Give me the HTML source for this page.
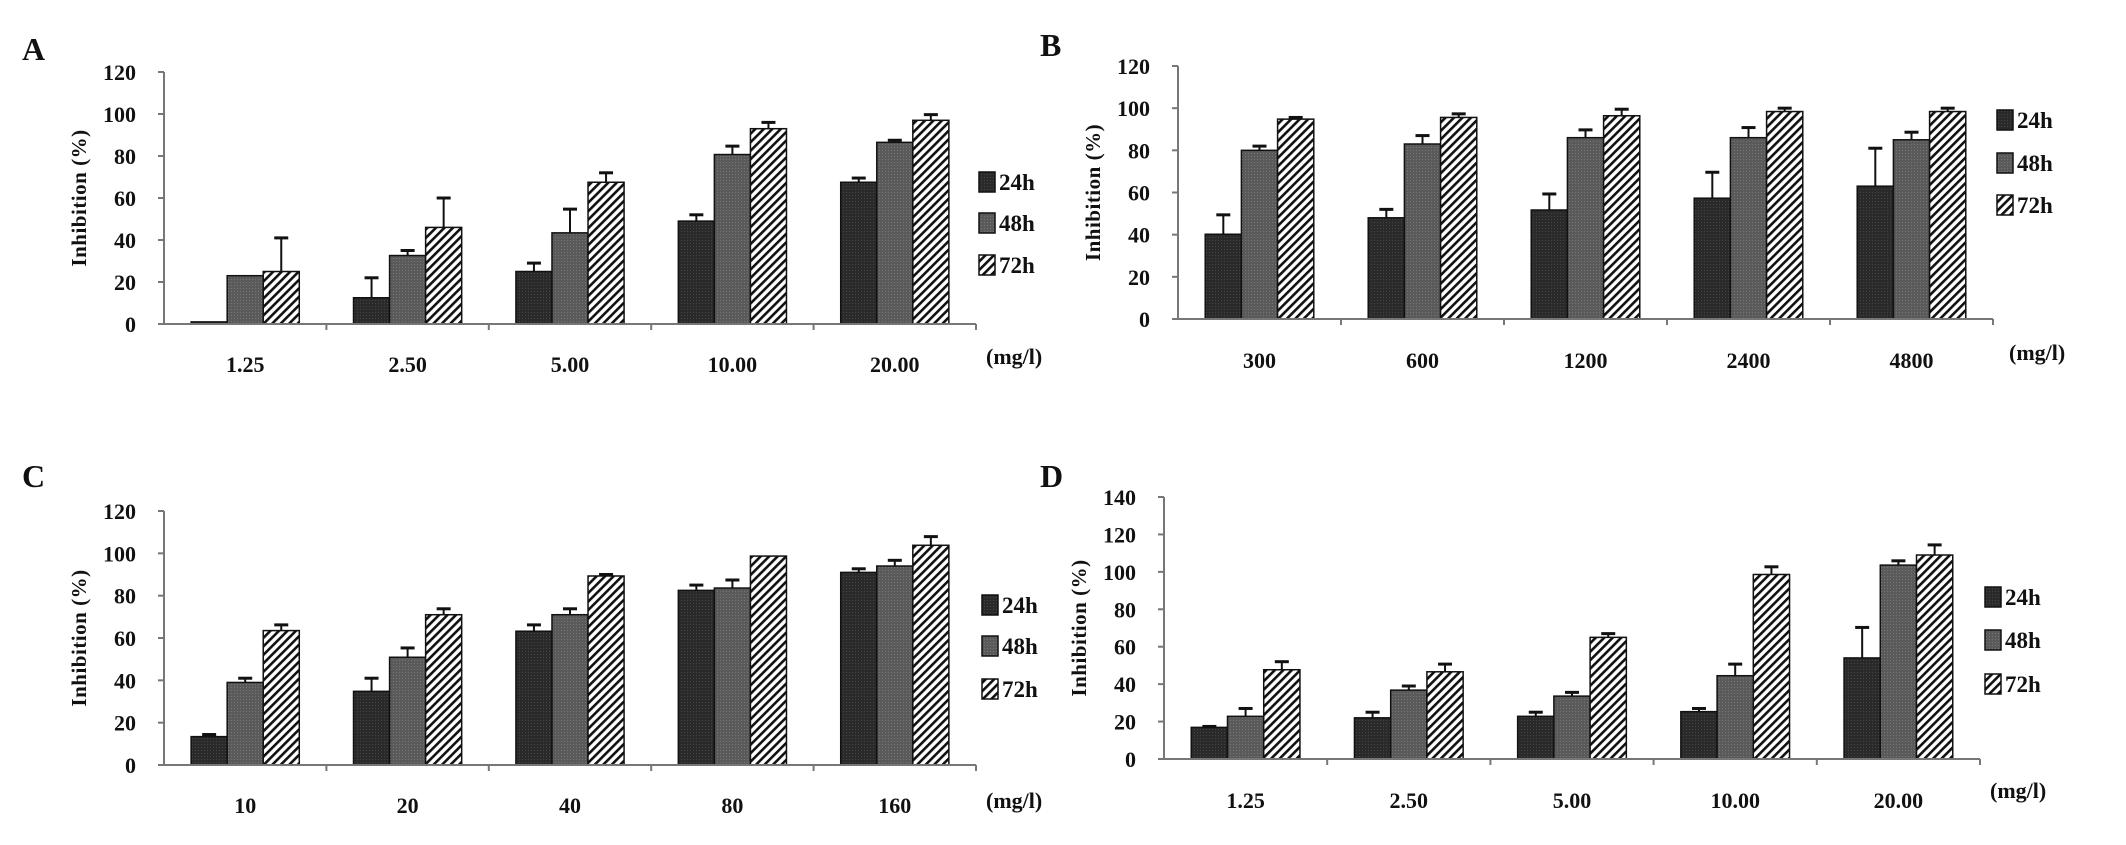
<!DOCTYPE html>
<html><head><meta charset="utf-8"><style>
body{margin:0;background:#fff;width:2126px;height:845px;overflow:hidden}
svg{display:block}
text{font-family:"Liberation Serif",serif;font-weight:bold;fill:#111}
</style></head><body>
<svg id="fig" width="2126" height="845" viewBox="0 0 2126 845">
<defs>
<pattern id="pDark" width="3" height="3" patternUnits="userSpaceOnUse"><rect width="3" height="3" fill="#2a2a2a"/><rect width="1" height="1" fill="#444"/></pattern>
<pattern id="pMid" width="3" height="3" patternUnits="userSpaceOnUse"><rect width="3" height="3" fill="#5a5a5a"/><rect width="1" height="1" fill="#777"/></pattern>
<pattern id="pHatch" width="6" height="6" patternUnits="userSpaceOnUse" patternTransform="rotate(45)"><rect width="6" height="6" fill="#fff"/><rect width="2.6" height="6" fill="#111"/></pattern>
</defs>
</svg>
<script>
const seriesNames = ["24h","48h","72h"];
const fills = ["url(#pDark)","url(#pMid)","url(#pHatch)"];

const catsA = ["1.25","2.50","5.00","10.00","20.00"];
const a24 = [1,12.5,25,49,67.5];
const a48 = [23,32.6,43.4,80.7,86.5];
const a72 = [25,46,67.5,93,97];
const a24e = [0,9.5,4,3,2];
const a48e = [0,2.4,11.3,4,1];
const a72e = [16,14,4.5,3,2.7];
const ticksA = [0,20,40,60,80,100,120];

const catsB = ["300","600","1200","2400","4800"];
const b24 = [40.2,48,51.7,57.3,63];
const b48 = [80,83,86,86,85];
const b72 = [94.8,95.6,96.4,98.4,98.4];
const b24e = [9.2,4,7.6,12.3,18];
const b48e = [2,4,3.7,4.8,3.6];
const b72e = [0.8,1.7,3.1,1.6,1.6];
const ticksB = [0,20,40,60,80,100,120];

const catsC = ["10","20","40","80","160"];
const c24 = [13.4,34.8,63.2,82.5,91];
const c48 = [39,50.9,71,83.6,94];
const c72 = [63.5,71,89.3,98.7,103.8];
const c24e = [1,6.2,3,2.5,1.7];
const c48e = [2,4.4,2.8,3.8,2.7];
const c72e = [2.7,2.8,0.7,0,4.1];
const ticksC = [0,20,40,60,80,100,120];

const catsD = ["1.25","2.50","5.00","10.00","20.00"];
const d24 = [16.9,22,22.8,25.3,54];
const d48 = [22.8,36.8,33.6,44.5,103.6];
const d72 = [47.7,46.6,65,98.6,109];
const d24e = [0.5,3,2.2,1.7,16.3];
const d48e = [4.2,2.2,2,6.2,2.3];
const d72e = [4.3,4.1,2,4.1,5.4];
const ticksD = [0,20,40,60,80,100,120,140];

const NS = "http://www.w3.org/2000/svg";
const svg = document.getElementById("fig");
function mk(tag, attrs, parent, txt){
  const e = document.createElementNS(NS, tag);
  for (const k in attrs) e.setAttribute(k, attrs[k]);
  if (txt !== undefined) e.textContent = txt;
  (parent || svg).appendChild(e);
  return e;
}

function panel(cfg){
  const g = mk("g", {});
  
  
  const yMax = cfg.ticks[cfg.ticks.length-1];
  const yS = v => cfg.y0 - (v / yMax) * (cfg.y0 - cfg.yTop);
  const band = (cfg.xEnd - cfg.x0) / cfg.cats.length;
  const bw = band * 0.222;
  const xS = (i, s) => cfg.x0 + i*band + (band - 3*bw)/2 + s*bw;

  const lbl = mk("text", {x: cfg.lx, y: cfg.ly, "font-size": 32}, g, cfg.letter);
  
  

  const ya = mk("line", {x1: cfg.x0, y1: cfg.yTop, x2: cfg.x0, y2: cfg.y0, stroke: "#777", "stroke-width": 2}, g);
  
  
  cfg.ticks.forEach(t => {
    const y = yS(t);
    mk("line", {x1: cfg.x0-6, y1: y, x2: cfg.x0, y2: y, stroke: "#777", "stroke-width": 2}, g);
    const tl = mk("text", {x: cfg.x0-28, y: y+8, "font-size": 22, "text-anchor": "end"}, g, String(t));
    
    
  });
  const yt = mk("text", {x: 0, y: 0, "font-size": 21, "text-anchor": "middle", "letter-spacing": "0.5", transform: `translate(${cfg.tx},${(cfg.yTop+cfg.y0)/2}) rotate(-90)`}, g, "Inhibition (%)");
  
  

  cfg.vals.forEach((arr, s) => {
    arr.forEach((v, i) => {
      const x = xS(i, s), y = yS(v);
      const e = cfg.errs[s][i];
      if (e > 0) {
        const ey = yS(v + e), cx = x + bw/2;
        mk("line", {x1: cx, y1: y, x2: cx, y2: ey, stroke: "#111", "stroke-width": 2}, g);
        const cap = mk("line", {x1: cx-7, y1: ey, x2: cx+7, y2: ey, stroke: "#111", "stroke-width": 3}, g);
        
        
      }
      const r = mk("rect", {x: x, y: y, width: bw, height: Math.max(cfg.y0 - y, 1), fill: fills[s], stroke: "#111", "stroke-width": 1.5}, g);
      
      
    });
  });

  const xa = mk("line", {x1: cfg.x0, y1: cfg.y0, x2: cfg.xEnd, y2: cfg.y0, stroke: "#777", "stroke-width": 2}, g);
  
  
  cfg.cats.forEach((c, i) => {
    const bx = cfg.x0 + (i+1)*band;
    mk("line", {x1: bx, y1: cfg.y0, x2: bx, y2: cfg.y0+6, stroke: "#777", "stroke-width": 2}, g);
    const cl = mk("text", {x: cfg.x0 + (i+0.5)*band, y: cfg.xly, "font-size": 22, "text-anchor": "middle"}, g, c);
    
    
  });
  const un = mk("text", {x: cfg.ux, y: cfg.uy, "font-size": 22}, g, "(mg/l)");
  
  

  seriesNames.forEach((n, s) => {
    const ly = cfg.legY[s];
    const le = mk("g", {}, g);
    
    
    mk("rect", {x: cfg.legX, y: ly-10, width: 16, height: 20, fill: fills[s], stroke: "#111", "stroke-width": 1.5}, le);
    mk("text", {x: cfg.legX+20, y: ly+8, "font-size": 23}, le, n);
  });
}

panel({letter:"A", lx:22, ly:60, x0:164, xEnd:976, yTop:72, y0:324, ticks:ticksA, cats:catsA,
  vals:[a24,a48,a72], errs:[a24e,a48e,a72e], tx:86, xly:372, ux:986, uy:364, legX:979, legY:[182,223,265]});
panel({letter:"B", lx:1040, ly:56, x0:1178, xEnd:1993, yTop:66, y0:319, ticks:ticksB, cats:catsB,
  vals:[b24,b48,b72], errs:[b24e,b48e,b72e], tx:1100, xly:368, ux:2009, uy:360, legX:1997, legY:[120,163,205]});
panel({letter:"C", lx:22, ly:487, x0:164, xEnd:976, yTop:511, y0:765, ticks:ticksC, cats:catsC,
  vals:[c24,c48,c72], errs:[c24e,c48e,c72e], tx:86, xly:813, ux:986, uy:808, legX:982, legY:[605,646,689]});
panel({letter:"D", lx:1040, ly:487, x0:1164, xEnd:1980, yTop:497, y0:759, ticks:ticksD, cats:catsD,
  vals:[d24,d48,d72], errs:[d24e,d48e,d72e], tx:1086, xly:808, ux:1990, uy:798, legX:1985, legY:[597,640,684]});
</script>
</body></html>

§ §

• _Exercise instructions_:
Make an exact copy of the data above, pictures excluded.

• _Written reply_:
Give me the HTML source for this page.
<!DOCTYPE html>
<html><head><meta charset="utf-8"><style>
body{margin:0;background:#fff;width:2126px;height:845px;overflow:hidden}
svg{display:block}
text{font-family:"Liberation Serif",serif;font-weight:bold;fill:#111}
</style></head><body>
<svg id="fig" width="2126" height="845" viewBox="0 0 2126 845">
<defs>
<pattern id="pDark" width="3" height="3" patternUnits="userSpaceOnUse"><rect width="3" height="3" fill="#2a2a2a"/><rect width="1" height="1" fill="#444"/></pattern>
<pattern id="pMid" width="3" height="3" patternUnits="userSpaceOnUse"><rect width="3" height="3" fill="#5a5a5a"/><rect width="1" height="1" fill="#777"/></pattern>
<pattern id="pHatch" width="6" height="6" patternUnits="userSpaceOnUse" patternTransform="rotate(45)"><rect width="6" height="6" fill="#fff"/><rect width="2.6" height="6" fill="#111"/></pattern>
</defs>
</svg>
<script>
const seriesNames = ["24h","48h","72h"];
const fills = ["url(#pDark)","url(#pMid)","url(#pHatch)"];

const catsA = ["1.25","2.50","5.00","10.00","20.00"];
const a24 = [1,12.5,25,49,67.5];
const a48 = [23,32.6,43.4,80.7,86.5];
const a72 = [25,46,67.5,93,97];
const a24e = [0,9.5,4,3,2];
const a48e = [0,2.4,11.3,4,1];
const a72e = [16,14,4.5,3,2.7];
const ticksA = [0,20,40,60,80,100,120];

const catsB = ["300","600","1200","2400","4800"];
const b24 = [40.2,48,51.7,57.3,63];
const b48 = [80,83,86,86,85];
const b72 = [94.8,95.6,96.4,98.4,98.4];
const b24e = [9.2,4,7.6,12.3,18];
const b48e = [2,4,3.7,4.8,3.6];
const b72e = [0.8,1.7,3.1,1.6,1.6];
const ticksB = [0,20,40,60,80,100,120];

const catsC = ["10","20","40","80","160"];
const c24 = [13.4,34.8,63.2,82.5,91];
const c48 = [39,50.9,71,83.6,94];
const c72 = [63.5,71,89.3,98.7,103.8];
const c24e = [1,6.2,3,2.5,1.7];
const c48e = [2,4.4,2.8,3.8,2.7];
const c72e = [2.7,2.8,0.7,0,4.1];
const ticksC = [0,20,40,60,80,100,120];

const catsD = ["1.25","2.50","5.00","10.00","20.00"];
const d24 = [16.9,22,22.8,25.3,54];
const d48 = [22.8,36.8,33.6,44.5,103.6];
const d72 = [47.7,46.6,65,98.6,109];
const d24e = [0.5,3,2.2,1.7,16.3];
const d48e = [4.2,2.2,2,6.2,2.3];
const d72e = [4.3,4.1,2,4.1,5.4];
const ticksD = [0,20,40,60,80,100,120,140];

const NS = "http://www.w3.org/2000/svg";
const svg = document.getElementById("fig");
function mk(tag, attrs, parent, txt){
  const e = document.createElementNS(NS, tag);
  for (const k in attrs) e.setAttribute(k, attrs[k]);
  if (txt !== undefined) e.textContent = txt;
  (parent || svg).appendChild(e);
  return e;
}

function panel(cfg){
  const g = mk("g", {});
  
  
  const yMax = cfg.ticks[cfg.ticks.length-1];
  const yS = v => cfg.y0 - (v / yMax) * (cfg.y0 - cfg.yTop);
  const band = (cfg.xEnd - cfg.x0) / cfg.cats.length;
  const bw = band * 0.222;
  const xS = (i, s) => cfg.x0 + i*band + (band - 3*bw)/2 + s*bw;

  const lbl = mk("text", {x: cfg.lx, y: cfg.ly, "font-size": 32}, g, cfg.letter);
  
  

  const ya = mk("line", {x1: cfg.x0, y1: cfg.yTop, x2: cfg.x0, y2: cfg.y0, stroke: "#777", "stroke-width": 2}, g);
  
  
  cfg.ticks.forEach(t => {
    const y = yS(t);
    mk("line", {x1: cfg.x0-6, y1: y, x2: cfg.x0, y2: y, stroke: "#777", "stroke-width": 2}, g);
    const tl = mk("text", {x: cfg.x0-28, y: y+8, "font-size": 22, "text-anchor": "end"}, g, String(t));
    
    
  });
  const yt = mk("text", {x: 0, y: 0, "font-size": 21, "text-anchor": "middle", "letter-spacing": "0.5", transform: `translate(${cfg.tx},${(cfg.yTop+cfg.y0)/2}) rotate(-90)`}, g, "Inhibition (%)");
  
  

  cfg.vals.forEach((arr, s) => {
    arr.forEach((v, i) => {
      const x = xS(i, s), y = yS(v);
      const e = cfg.errs[s][i];
      if (e > 0) {
        const ey = yS(v + e), cx = x + bw/2;
        mk("line", {x1: cx, y1: y, x2: cx, y2: ey, stroke: "#111", "stroke-width": 2}, g);
        const cap = mk("line", {x1: cx-7, y1: ey, x2: cx+7, y2: ey, stroke: "#111", "stroke-width": 3}, g);
        
        
      }
      const r = mk("rect", {x: x, y: y, width: bw, height: Math.max(cfg.y0 - y, 1), fill: fills[s], stroke: "#111", "stroke-width": 1.5}, g);
      
      
    });
  });

  const xa = mk("line", {x1: cfg.x0, y1: cfg.y0, x2: cfg.xEnd, y2: cfg.y0, stroke: "#777", "stroke-width": 2}, g);
  
  
  cfg.cats.forEach((c, i) => {
    const bx = cfg.x0 + (i+1)*band;
    mk("line", {x1: bx, y1: cfg.y0, x2: bx, y2: cfg.y0+6, stroke: "#777", "stroke-width": 2}, g);
    const cl = mk("text", {x: cfg.x0 + (i+0.5)*band, y: cfg.xly, "font-size": 22, "text-anchor": "middle"}, g, c);
    
    
  });
  const un = mk("text", {x: cfg.ux, y: cfg.uy, "font-size": 22}, g, "(mg/l)");
  
  

  seriesNames.forEach((n, s) => {
    const ly = cfg.legY[s];
    const le = mk("g", {}, g);
    
    
    mk("rect", {x: cfg.legX, y: ly-10, width: 16, height: 20, fill: fills[s], stroke: "#111", "stroke-width": 1.5}, le);
    mk("text", {x: cfg.legX+20, y: ly+8, "font-size": 23}, le, n);
  });
}

panel({letter:"A", lx:22, ly:60, x0:164, xEnd:976, yTop:72, y0:324, ticks:ticksA, cats:catsA,
  vals:[a24,a48,a72], errs:[a24e,a48e,a72e], tx:86, xly:372, ux:986, uy:364, legX:979, legY:[182,223,265]});
panel({letter:"B", lx:1040, ly:56, x0:1178, xEnd:1993, yTop:66, y0:319, ticks:ticksB, cats:catsB,
  vals:[b24,b48,b72], errs:[b24e,b48e,b72e], tx:1100, xly:368, ux:2009, uy:360, legX:1997, legY:[120,163,205]});
panel({letter:"C", lx:22, ly:487, x0:164, xEnd:976, yTop:511, y0:765, ticks:ticksC, cats:catsC,
  vals:[c24,c48,c72], errs:[c24e,c48e,c72e], tx:86, xly:813, ux:986, uy:808, legX:982, legY:[605,646,689]});
panel({letter:"D", lx:1040, ly:487, x0:1164, xEnd:1980, yTop:497, y0:759, ticks:ticksD, cats:catsD,
  vals:[d24,d48,d72], errs:[d24e,d48e,d72e], tx:1086, xly:808, ux:1990, uy:798, legX:1985, legY:[597,640,684]});
</script>
</body></html>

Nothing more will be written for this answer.